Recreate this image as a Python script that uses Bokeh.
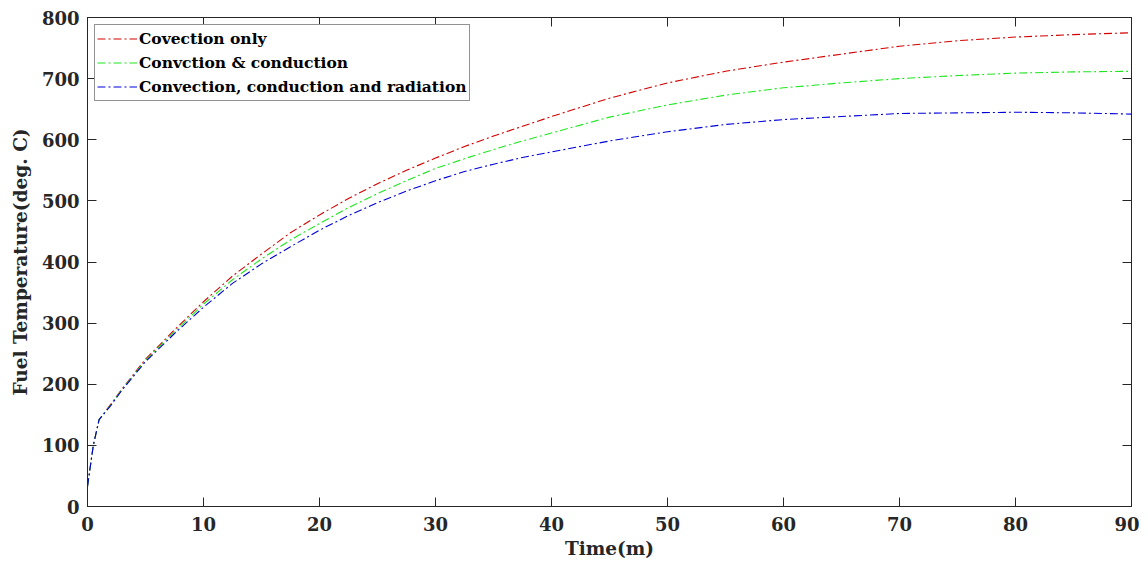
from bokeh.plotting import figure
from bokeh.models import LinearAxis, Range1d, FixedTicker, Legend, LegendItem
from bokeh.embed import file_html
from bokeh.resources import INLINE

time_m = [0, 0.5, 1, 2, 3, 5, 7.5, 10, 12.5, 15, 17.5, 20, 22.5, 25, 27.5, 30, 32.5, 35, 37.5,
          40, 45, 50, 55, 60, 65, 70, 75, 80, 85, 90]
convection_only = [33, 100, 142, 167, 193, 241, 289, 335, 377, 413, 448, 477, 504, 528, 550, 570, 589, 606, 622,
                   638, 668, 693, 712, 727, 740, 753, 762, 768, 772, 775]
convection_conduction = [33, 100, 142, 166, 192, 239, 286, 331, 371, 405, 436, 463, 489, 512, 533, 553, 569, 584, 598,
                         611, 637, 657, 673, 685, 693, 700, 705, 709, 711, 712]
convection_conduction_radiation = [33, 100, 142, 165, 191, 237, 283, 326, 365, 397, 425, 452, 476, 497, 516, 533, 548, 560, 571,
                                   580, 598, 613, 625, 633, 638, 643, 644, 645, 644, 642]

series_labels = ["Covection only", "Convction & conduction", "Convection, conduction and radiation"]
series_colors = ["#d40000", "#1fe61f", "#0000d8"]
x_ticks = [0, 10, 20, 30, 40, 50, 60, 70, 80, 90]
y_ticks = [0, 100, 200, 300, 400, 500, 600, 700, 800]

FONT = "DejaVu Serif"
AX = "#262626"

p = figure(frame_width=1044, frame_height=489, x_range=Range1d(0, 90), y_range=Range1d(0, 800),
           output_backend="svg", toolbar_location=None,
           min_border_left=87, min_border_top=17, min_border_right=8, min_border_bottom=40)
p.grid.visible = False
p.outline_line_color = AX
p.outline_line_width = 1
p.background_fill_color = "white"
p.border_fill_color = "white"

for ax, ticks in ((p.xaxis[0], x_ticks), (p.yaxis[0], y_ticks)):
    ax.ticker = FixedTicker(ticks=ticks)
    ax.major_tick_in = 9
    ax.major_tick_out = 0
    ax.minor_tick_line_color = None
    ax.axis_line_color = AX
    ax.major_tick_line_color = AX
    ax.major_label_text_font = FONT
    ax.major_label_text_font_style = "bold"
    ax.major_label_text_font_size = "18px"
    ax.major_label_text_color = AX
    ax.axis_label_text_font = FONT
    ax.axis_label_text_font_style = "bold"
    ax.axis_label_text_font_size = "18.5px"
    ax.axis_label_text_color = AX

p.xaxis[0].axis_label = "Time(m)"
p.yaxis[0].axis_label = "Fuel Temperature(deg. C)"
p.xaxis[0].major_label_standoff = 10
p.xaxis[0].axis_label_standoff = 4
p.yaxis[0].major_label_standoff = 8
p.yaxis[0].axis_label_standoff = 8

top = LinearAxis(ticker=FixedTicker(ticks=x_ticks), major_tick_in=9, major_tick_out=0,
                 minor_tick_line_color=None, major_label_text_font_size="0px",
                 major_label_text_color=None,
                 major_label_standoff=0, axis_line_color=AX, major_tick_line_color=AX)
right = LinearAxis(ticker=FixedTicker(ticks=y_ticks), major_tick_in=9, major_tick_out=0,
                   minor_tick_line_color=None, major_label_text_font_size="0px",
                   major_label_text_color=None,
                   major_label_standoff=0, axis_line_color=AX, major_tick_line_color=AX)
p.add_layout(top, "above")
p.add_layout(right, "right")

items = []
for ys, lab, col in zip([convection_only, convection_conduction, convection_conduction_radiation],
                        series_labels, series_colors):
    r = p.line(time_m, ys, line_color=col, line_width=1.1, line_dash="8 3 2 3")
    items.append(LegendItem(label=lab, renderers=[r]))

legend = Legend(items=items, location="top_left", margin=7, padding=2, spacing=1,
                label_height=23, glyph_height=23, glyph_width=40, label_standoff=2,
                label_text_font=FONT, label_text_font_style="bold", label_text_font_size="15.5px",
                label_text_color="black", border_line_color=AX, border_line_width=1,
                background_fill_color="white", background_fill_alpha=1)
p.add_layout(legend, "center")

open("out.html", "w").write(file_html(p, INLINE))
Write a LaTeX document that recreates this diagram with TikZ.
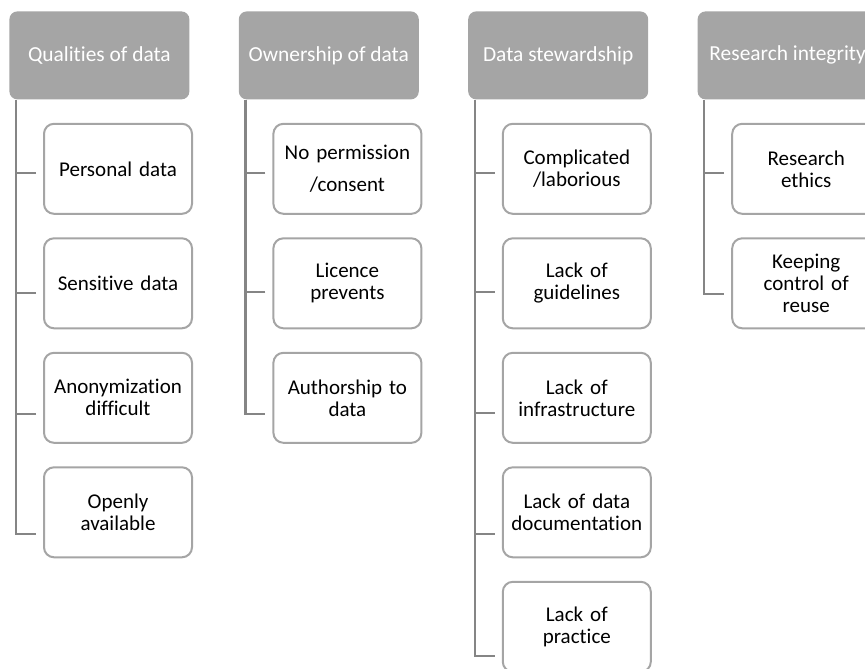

+ + + +

* [TASK GOAL]: Reproduce each line holding the word "this".

* [FULL SOLUTION]:
Recreate this image as a Python script that uses Bokeh.
Write a LaTeX document that recreates this diagram with TikZ.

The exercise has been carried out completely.